Start with the line that contains "Rebuild this diagram" and end with the line that contains "width=272,minimum height=38] (lms)"; retype those lines and the ones between them exactly, without any pictures.

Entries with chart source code
☆ ☆ ☆ ☆ ☆ ☆ ☆

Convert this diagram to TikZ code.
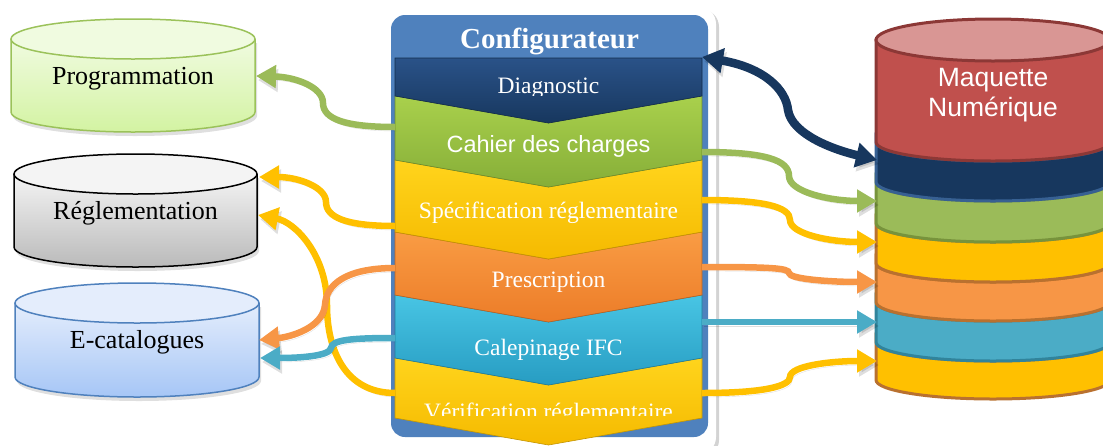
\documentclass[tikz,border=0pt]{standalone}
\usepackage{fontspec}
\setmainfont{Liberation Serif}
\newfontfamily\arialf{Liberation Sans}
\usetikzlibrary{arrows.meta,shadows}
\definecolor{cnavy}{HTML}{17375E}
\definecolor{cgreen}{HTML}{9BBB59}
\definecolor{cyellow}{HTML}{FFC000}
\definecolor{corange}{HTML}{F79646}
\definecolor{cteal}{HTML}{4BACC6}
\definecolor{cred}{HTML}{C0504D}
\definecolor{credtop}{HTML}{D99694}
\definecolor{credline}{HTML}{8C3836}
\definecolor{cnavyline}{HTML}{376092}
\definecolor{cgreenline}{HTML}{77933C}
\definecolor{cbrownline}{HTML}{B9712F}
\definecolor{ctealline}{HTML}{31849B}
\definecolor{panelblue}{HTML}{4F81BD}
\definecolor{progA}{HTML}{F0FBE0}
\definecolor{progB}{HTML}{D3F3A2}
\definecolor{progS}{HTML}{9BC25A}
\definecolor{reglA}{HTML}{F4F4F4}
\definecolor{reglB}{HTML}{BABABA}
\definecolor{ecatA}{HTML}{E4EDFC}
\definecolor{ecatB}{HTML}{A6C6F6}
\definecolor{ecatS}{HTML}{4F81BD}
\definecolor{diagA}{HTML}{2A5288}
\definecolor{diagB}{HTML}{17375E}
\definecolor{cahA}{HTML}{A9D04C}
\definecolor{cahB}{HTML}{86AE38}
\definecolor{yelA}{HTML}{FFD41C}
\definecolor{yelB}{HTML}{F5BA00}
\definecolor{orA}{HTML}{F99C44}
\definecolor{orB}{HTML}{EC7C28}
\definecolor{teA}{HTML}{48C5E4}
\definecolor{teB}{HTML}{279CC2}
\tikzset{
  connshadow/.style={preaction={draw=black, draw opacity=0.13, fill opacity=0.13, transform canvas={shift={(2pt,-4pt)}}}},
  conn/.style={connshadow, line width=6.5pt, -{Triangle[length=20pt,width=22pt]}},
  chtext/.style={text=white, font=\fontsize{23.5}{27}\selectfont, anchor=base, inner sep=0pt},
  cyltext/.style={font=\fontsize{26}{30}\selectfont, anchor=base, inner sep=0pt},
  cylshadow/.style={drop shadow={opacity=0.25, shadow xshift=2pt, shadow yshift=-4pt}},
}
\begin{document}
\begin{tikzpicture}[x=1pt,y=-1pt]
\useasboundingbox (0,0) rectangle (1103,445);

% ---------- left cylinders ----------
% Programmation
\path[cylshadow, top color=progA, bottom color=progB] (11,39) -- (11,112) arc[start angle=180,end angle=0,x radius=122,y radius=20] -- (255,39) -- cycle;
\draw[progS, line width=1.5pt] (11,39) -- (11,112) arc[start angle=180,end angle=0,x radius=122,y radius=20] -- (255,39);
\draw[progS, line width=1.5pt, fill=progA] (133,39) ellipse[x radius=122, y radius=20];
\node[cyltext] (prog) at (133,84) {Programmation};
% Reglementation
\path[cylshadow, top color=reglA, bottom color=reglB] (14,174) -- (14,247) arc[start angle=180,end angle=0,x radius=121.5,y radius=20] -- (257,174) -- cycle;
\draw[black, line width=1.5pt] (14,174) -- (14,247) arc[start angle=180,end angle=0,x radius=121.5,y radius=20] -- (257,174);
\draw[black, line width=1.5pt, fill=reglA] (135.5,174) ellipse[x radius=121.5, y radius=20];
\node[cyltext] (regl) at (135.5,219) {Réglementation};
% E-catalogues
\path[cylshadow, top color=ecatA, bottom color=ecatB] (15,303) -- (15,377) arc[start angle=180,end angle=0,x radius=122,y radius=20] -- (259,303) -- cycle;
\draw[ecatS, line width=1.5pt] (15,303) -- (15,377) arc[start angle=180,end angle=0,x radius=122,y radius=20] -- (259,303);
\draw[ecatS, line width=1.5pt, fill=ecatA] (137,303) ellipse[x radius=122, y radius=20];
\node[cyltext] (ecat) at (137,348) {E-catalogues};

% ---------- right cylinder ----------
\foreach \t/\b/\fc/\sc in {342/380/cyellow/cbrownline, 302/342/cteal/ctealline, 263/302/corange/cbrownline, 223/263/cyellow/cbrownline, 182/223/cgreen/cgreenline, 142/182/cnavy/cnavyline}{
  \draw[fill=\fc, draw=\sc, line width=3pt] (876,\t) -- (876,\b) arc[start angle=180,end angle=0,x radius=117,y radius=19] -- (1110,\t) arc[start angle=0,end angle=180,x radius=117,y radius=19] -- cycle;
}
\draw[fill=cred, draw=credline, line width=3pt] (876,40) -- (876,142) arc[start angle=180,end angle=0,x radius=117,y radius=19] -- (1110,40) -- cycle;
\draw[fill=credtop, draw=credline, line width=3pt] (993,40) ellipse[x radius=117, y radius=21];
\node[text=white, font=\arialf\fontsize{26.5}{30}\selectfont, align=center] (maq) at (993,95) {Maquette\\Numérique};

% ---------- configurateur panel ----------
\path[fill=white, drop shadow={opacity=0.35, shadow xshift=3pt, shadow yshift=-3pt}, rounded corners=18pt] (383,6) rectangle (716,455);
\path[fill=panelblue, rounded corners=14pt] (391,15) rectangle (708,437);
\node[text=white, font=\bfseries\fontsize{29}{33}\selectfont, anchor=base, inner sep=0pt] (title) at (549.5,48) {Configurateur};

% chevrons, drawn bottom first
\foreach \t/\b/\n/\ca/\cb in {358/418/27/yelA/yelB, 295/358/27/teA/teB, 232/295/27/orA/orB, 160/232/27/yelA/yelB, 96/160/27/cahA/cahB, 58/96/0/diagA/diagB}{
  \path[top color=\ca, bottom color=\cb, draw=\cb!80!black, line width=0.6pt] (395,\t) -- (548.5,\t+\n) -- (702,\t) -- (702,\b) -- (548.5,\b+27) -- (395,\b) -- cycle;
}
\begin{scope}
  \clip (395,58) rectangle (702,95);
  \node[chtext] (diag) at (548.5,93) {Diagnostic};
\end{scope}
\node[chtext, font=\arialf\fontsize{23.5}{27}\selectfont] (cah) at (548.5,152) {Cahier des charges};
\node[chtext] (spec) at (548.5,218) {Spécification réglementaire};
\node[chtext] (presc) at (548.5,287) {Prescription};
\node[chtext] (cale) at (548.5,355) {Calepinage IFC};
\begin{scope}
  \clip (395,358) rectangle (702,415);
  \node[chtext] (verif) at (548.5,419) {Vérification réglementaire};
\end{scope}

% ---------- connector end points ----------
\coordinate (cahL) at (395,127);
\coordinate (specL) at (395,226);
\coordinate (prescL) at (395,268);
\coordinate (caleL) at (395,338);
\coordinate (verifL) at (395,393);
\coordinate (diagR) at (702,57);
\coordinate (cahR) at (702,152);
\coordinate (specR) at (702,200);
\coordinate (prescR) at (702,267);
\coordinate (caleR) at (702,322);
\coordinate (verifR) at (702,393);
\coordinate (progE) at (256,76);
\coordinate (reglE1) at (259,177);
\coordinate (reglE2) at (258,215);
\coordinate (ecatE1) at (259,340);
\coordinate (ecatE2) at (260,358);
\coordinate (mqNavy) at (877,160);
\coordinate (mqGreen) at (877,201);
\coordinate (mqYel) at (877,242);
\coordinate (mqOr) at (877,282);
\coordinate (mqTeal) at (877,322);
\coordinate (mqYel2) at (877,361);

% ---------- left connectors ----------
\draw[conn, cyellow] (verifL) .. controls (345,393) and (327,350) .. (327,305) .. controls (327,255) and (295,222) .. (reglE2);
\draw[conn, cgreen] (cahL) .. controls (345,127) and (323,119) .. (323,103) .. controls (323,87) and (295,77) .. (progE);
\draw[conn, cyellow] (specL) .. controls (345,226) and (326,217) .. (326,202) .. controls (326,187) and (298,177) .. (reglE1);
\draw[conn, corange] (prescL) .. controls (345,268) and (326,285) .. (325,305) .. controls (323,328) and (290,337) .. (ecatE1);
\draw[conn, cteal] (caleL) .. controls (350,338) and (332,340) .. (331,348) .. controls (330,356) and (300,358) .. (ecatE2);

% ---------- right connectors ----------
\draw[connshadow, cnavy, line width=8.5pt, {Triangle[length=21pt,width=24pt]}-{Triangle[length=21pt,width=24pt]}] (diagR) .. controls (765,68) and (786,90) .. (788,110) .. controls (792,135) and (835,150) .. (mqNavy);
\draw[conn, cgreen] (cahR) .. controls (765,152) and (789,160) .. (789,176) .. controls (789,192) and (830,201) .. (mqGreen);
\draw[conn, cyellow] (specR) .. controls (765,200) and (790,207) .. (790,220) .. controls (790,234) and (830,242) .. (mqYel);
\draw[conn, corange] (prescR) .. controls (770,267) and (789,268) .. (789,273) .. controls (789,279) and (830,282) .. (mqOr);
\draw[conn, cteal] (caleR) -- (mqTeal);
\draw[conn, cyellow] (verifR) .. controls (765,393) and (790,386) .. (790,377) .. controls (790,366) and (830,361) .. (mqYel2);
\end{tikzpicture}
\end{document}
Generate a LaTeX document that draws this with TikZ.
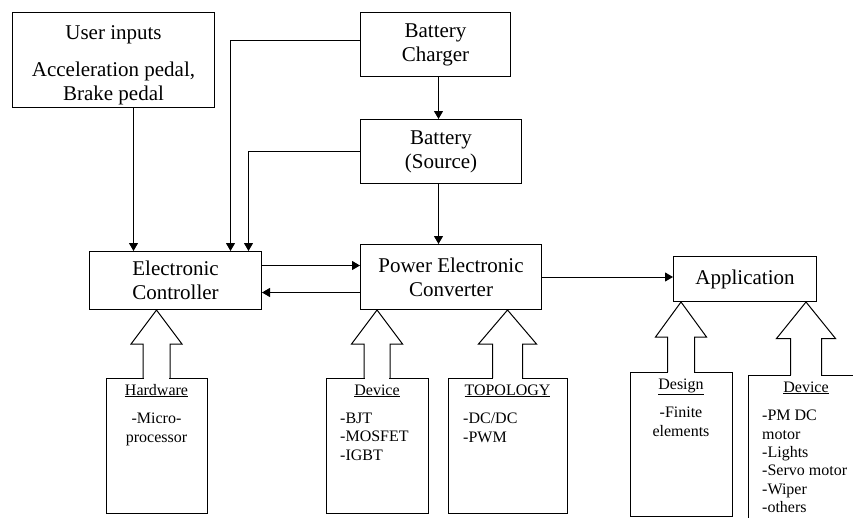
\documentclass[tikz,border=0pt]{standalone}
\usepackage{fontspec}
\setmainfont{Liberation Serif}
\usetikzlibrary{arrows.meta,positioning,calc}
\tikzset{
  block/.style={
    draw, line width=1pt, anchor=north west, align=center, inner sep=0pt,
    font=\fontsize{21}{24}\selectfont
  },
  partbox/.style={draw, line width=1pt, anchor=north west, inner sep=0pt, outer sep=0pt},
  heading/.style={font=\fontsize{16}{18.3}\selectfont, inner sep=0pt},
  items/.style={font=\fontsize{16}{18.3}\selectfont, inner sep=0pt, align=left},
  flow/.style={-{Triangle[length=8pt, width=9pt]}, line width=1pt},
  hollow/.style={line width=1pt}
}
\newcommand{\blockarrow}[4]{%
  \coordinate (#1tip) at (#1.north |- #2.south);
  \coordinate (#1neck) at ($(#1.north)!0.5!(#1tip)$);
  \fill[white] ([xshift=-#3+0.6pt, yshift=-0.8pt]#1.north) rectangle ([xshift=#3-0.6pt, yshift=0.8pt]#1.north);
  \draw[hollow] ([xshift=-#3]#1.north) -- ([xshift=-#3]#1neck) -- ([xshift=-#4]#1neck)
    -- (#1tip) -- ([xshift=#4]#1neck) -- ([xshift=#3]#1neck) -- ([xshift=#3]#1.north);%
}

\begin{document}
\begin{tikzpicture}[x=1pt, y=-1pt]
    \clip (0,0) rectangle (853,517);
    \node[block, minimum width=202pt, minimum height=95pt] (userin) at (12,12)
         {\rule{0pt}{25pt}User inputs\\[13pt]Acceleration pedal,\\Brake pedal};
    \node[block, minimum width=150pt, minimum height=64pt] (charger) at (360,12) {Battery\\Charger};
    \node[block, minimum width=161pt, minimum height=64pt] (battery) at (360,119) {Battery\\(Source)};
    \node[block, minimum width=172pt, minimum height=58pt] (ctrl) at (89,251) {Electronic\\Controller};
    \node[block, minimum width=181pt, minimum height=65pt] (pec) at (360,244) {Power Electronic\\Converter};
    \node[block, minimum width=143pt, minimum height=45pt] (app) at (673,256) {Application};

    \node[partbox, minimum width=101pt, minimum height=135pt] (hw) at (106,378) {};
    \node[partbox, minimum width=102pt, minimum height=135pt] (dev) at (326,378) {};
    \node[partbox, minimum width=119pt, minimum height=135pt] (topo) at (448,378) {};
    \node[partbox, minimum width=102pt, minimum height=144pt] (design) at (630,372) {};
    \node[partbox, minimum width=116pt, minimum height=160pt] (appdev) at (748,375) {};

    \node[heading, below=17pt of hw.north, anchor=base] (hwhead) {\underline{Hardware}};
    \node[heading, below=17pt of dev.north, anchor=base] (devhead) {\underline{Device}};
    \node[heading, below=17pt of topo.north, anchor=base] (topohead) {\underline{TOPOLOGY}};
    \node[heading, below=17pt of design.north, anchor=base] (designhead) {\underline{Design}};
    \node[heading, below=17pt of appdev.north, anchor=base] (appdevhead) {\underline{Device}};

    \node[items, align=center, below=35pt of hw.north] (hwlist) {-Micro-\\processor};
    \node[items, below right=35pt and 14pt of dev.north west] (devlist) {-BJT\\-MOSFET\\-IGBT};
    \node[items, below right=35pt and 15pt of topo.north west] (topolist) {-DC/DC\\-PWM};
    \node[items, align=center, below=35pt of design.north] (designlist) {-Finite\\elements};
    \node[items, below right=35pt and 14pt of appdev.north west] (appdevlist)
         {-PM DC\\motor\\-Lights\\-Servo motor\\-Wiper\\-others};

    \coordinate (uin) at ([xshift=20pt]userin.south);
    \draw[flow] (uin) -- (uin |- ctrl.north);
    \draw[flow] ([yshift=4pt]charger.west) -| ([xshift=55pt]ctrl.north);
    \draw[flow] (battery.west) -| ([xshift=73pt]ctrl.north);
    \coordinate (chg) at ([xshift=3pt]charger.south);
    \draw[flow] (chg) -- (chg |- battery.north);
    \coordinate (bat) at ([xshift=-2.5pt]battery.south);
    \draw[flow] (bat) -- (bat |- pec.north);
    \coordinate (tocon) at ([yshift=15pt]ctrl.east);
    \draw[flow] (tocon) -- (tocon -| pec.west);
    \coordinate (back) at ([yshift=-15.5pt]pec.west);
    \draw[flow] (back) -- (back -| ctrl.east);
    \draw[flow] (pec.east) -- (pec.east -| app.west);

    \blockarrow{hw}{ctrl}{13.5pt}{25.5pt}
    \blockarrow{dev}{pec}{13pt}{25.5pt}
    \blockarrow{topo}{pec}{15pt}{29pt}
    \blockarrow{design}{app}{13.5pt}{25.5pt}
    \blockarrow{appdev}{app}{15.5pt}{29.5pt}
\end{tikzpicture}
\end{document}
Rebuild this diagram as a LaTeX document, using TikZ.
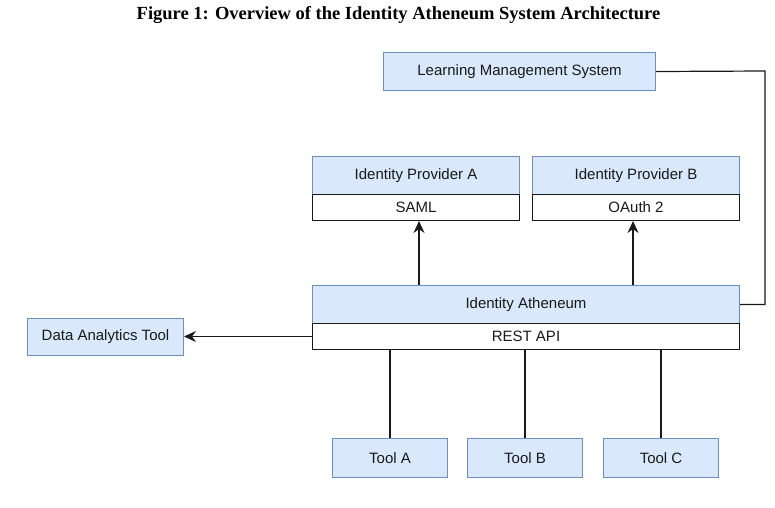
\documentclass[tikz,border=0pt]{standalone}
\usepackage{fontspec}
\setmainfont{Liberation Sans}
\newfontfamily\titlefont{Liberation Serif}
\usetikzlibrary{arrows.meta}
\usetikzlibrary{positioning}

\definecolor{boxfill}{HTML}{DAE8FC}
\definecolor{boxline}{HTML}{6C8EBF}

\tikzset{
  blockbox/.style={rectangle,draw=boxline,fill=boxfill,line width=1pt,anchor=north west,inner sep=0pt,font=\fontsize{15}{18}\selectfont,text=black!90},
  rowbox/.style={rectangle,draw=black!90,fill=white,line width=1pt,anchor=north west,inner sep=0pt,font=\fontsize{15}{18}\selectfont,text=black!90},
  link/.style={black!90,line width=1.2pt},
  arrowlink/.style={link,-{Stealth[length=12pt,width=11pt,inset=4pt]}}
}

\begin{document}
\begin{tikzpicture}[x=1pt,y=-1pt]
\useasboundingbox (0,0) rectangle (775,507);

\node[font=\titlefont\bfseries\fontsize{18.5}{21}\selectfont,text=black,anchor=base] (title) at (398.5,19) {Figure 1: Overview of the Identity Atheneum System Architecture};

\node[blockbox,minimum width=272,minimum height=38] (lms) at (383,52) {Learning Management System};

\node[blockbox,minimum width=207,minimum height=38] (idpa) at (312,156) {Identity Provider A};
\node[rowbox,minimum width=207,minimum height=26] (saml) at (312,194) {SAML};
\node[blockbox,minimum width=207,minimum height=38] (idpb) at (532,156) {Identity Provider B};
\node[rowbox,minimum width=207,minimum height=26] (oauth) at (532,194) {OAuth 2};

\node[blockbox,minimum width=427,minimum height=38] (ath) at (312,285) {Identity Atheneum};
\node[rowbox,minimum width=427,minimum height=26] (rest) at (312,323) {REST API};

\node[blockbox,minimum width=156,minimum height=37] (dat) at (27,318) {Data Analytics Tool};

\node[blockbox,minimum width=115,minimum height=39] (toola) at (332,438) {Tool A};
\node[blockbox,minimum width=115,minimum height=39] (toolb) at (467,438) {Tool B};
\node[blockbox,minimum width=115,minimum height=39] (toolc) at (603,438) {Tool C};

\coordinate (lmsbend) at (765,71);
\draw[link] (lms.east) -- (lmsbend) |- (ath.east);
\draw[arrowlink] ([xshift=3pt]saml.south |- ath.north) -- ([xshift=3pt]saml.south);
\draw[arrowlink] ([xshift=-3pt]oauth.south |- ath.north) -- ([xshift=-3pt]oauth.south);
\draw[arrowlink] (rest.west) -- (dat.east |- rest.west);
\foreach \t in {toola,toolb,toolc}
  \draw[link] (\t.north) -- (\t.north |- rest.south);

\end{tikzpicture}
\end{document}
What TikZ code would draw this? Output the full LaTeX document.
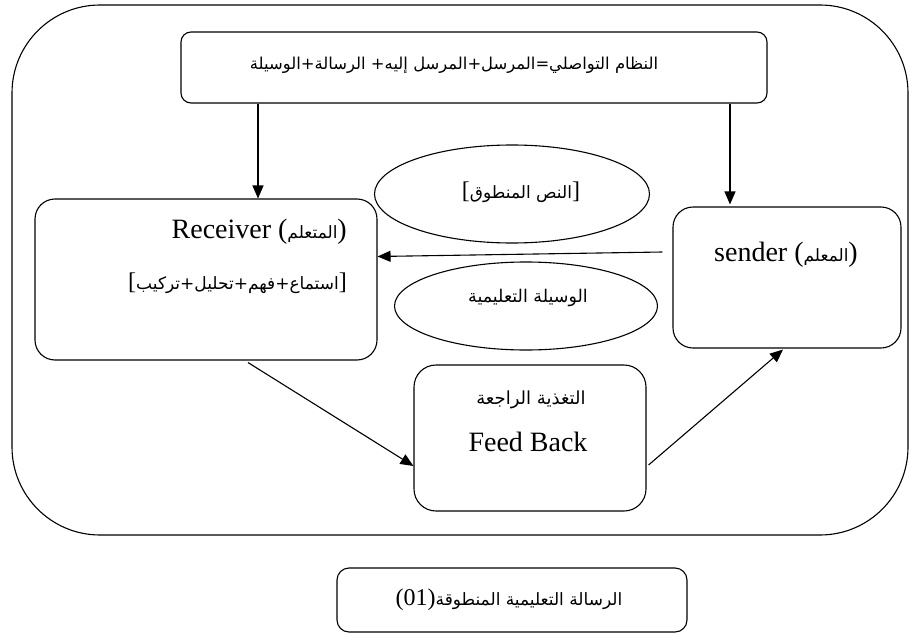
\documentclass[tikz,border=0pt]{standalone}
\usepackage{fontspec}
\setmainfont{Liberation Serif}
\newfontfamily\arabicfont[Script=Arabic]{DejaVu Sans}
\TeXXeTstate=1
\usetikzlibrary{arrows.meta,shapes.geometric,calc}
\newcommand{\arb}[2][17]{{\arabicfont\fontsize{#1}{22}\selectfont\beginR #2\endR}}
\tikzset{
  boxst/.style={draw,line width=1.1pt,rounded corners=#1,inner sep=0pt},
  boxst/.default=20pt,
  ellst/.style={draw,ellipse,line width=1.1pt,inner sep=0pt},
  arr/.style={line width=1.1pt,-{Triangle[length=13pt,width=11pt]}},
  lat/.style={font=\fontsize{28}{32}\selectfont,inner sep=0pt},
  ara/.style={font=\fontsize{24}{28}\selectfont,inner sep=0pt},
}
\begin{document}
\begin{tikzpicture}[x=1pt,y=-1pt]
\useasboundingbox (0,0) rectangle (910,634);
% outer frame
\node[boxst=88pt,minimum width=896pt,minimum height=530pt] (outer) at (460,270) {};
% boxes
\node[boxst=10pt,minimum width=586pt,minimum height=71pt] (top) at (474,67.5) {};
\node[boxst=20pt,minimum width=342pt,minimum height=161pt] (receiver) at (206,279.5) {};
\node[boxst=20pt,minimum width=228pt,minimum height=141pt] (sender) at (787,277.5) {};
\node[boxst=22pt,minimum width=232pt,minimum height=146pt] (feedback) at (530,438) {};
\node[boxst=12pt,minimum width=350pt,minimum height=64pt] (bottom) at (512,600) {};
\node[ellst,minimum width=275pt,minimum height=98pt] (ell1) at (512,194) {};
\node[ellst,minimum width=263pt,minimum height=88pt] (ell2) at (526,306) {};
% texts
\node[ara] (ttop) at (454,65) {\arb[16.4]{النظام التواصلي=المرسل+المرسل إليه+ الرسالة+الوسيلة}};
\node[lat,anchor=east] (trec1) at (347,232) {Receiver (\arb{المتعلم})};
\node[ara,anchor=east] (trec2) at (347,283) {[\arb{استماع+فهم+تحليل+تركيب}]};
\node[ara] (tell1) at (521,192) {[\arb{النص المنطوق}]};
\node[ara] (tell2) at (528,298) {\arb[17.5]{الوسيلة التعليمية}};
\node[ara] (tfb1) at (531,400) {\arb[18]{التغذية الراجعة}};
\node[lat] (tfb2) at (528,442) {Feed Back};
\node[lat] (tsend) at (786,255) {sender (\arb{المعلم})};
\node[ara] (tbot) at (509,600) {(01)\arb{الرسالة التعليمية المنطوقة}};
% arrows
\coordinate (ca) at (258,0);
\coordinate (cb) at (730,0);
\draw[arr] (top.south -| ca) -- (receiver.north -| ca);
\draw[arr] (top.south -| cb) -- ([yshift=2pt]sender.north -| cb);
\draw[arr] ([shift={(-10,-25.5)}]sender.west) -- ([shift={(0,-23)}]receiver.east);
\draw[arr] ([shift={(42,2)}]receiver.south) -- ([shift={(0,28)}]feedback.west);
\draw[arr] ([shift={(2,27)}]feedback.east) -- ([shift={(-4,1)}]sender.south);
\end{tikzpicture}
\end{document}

☆ ☆ ☆ ☆ ☆ ☆ ☆

» REPLY TO THE EXERCISE
Rebuild this diagram as a LaTeX document, using TikZ.
\documentclass[tikz,border=0pt]{standalone}
\usepackage{fontspec}
\setmainfont{Liberation Sans}
\newfontfamily\titlefont{Liberation Serif}
\usetikzlibrary{arrows.meta}
\usetikzlibrary{positioning}

\definecolor{boxfill}{HTML}{DAE8FC}
\definecolor{boxline}{HTML}{6C8EBF}

\tikzset{
  blockbox/.style={rectangle,draw=boxline,fill=boxfill,line width=1pt,anchor=north west,inner sep=0pt,font=\fontsize{15}{18}\selectfont,text=black!90},
  rowbox/.style={rectangle,draw=black!90,fill=white,line width=1pt,anchor=north west,inner sep=0pt,font=\fontsize{15}{18}\selectfont,text=black!90},
  link/.style={black!90,line width=1.2pt},
  arrowlink/.style={link,-{Stealth[length=12pt,width=11pt,inset=4pt]}}
}

\begin{document}
\begin{tikzpicture}[x=1pt,y=-1pt]
\useasboundingbox (0,0) rectangle (775,507);

\node[font=\titlefont\bfseries\fontsize{18.5}{21}\selectfont,text=black,anchor=base] (title) at (398.5,19) {Figure 1: Overview of the Identity Atheneum System Architecture};

\node[blockbox,minimum width=272,minimum height=38] (lms) at (383,52) {Learning Management System};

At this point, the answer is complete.